Blue Care CEO Robyn Batten summed the mood up, stating there will need to be a really big shift in culture, moving from providing a list of services to a tailoring of services. Providers will have to engage with people and their aspirations.
She also identified the challenge of case management and overall responsibility. If one operator no longer delivers all the services to the client, who is accountable? Robyn also identified a need for a legitimate way to put offers before the public education and marketing of the value proposition. Her message was to start this process now.
Rod Hunt (of Hunt and Fitzgerald) described CDC as an earthquake for its loss of certainty of income, given people will move in and out of packages. He also identified that clients will become attached to carers and will follow them over the service provider. He predicted that smaller providers will struggle.
Kevin Klose (CEO, McLean Care) expressed real concern about the need to now focus on individual client service costs, abandoning the spreading of costs over many clients.
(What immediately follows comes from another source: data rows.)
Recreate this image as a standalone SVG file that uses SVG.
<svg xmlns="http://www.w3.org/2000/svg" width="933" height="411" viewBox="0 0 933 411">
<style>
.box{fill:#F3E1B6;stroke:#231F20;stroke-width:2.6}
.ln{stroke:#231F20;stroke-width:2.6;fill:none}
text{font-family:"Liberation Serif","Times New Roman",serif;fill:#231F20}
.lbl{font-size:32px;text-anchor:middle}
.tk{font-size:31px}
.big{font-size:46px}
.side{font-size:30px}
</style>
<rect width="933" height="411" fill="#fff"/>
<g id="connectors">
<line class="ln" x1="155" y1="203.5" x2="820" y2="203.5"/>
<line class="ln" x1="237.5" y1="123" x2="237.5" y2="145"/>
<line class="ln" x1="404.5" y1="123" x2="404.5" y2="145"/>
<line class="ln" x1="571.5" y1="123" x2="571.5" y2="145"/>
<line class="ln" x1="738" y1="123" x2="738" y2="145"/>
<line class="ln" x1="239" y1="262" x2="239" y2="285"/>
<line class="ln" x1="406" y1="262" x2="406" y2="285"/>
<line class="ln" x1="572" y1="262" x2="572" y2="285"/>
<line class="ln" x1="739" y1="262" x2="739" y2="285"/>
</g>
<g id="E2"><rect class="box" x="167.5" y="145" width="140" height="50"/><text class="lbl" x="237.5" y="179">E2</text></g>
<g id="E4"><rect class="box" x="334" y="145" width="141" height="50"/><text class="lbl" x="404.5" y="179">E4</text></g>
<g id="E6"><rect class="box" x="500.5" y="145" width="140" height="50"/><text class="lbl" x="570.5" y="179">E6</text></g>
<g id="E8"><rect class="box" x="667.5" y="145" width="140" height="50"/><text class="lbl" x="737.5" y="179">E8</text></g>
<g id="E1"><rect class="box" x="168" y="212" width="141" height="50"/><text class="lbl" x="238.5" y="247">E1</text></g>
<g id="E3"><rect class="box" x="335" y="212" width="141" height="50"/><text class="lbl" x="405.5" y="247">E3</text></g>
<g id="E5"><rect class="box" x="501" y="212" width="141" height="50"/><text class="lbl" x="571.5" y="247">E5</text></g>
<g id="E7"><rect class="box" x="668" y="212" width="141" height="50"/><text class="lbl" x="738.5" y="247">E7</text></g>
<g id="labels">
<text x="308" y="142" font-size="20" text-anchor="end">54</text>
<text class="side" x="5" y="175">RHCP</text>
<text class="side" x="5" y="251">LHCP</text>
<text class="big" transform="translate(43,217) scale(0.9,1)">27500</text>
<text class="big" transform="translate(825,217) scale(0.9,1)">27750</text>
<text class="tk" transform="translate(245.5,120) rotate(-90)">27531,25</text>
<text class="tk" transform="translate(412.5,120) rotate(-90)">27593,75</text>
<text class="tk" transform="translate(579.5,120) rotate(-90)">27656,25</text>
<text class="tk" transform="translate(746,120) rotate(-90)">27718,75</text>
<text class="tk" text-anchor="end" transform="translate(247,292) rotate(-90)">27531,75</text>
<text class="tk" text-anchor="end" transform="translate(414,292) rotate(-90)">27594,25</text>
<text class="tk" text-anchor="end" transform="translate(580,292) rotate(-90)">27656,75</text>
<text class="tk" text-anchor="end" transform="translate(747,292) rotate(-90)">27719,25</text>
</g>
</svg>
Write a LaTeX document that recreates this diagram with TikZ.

He used the example that he would no longer be able to deliver services to a client located 65KL out of town because of the high direct cost. Currently he would amortise that cost with a lower cost client in town.
Jan Horsnell (CEO Southern Cross Care VIC) stated SCC has more (work) than we can handle and we need to maintain our values. She pointed out that nurses are struggling with having conversations with clients.
All agreed that education and marketing is key to survival in the new CDC environment.